● **AIM**: Go through the listing and copy every line word for word.

● **RECORDED DATA**:
++++++++++
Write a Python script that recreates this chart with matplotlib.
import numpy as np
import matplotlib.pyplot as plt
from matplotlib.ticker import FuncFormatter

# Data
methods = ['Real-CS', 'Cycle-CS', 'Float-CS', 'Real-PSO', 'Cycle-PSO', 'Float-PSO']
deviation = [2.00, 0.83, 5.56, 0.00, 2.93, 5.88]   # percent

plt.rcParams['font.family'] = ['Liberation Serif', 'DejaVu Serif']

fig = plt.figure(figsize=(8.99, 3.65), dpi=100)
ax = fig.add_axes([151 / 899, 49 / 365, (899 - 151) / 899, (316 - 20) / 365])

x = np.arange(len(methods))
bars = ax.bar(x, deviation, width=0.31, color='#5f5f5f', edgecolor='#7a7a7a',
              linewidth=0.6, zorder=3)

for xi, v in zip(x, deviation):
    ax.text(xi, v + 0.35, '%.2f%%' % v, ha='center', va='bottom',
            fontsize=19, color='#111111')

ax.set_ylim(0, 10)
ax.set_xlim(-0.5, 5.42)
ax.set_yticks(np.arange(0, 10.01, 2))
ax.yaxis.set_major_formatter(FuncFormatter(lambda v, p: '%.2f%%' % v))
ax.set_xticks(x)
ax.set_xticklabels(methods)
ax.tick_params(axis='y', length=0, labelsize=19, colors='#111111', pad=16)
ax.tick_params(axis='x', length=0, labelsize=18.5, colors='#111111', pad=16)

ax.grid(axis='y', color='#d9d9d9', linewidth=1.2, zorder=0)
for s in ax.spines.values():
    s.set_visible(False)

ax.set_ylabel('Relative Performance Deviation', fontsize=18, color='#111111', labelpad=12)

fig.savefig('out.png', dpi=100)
++++++++++
● **RESULT FOR THIS TASK**:
Write a Python script that recreates this chart with matplotlib.
import numpy as np
import matplotlib.pyplot as plt
from matplotlib.ticker import FuncFormatter

# Data
methods = ['Real-CS', 'Cycle-CS', 'Float-CS', 'Real-PSO', 'Cycle-PSO', 'Float-PSO']
deviation = [2.00, 0.83, 5.56, 0.00, 2.93, 5.88]   # percent

plt.rcParams['font.family'] = ['Liberation Serif', 'DejaVu Serif']

fig = plt.figure(figsize=(8.99, 3.65), dpi=100)
ax = fig.add_axes([151 / 899, 49 / 365, (899 - 151) / 899, (316 - 20) / 365])

x = np.arange(len(methods))
bars = ax.bar(x, deviation, width=0.31, color='#5f5f5f', edgecolor='#7a7a7a',
              linewidth=0.6, zorder=3)

for xi, v in zip(x, deviation):
    ax.text(xi, v + 0.35, '%.2f%%' % v, ha='center', va='bottom',
            fontsize=19, color='#111111')

ax.set_ylim(0, 10)
ax.set_xlim(-0.5, 5.42)
ax.set_yticks(np.arange(0, 10.01, 2))
ax.yaxis.set_major_formatter(FuncFormatter(lambda v, p: '%.2f%%' % v))
ax.set_xticks(x)
ax.set_xticklabels(methods)
ax.tick_params(axis='y', length=0, labelsize=19, colors='#111111', pad=16)
ax.tick_params(axis='x', length=0, labelsize=18.5, colors='#111111', pad=16)

ax.grid(axis='y', color='#d9d9d9', linewidth=1.2, zorder=0)
for s in ax.spines.values():
    s.set_visible(False)

ax.set_ylabel('Relative Performance Deviation', fontsize=18, color='#111111', labelpad=12)

fig.savefig('out.png', dpi=100)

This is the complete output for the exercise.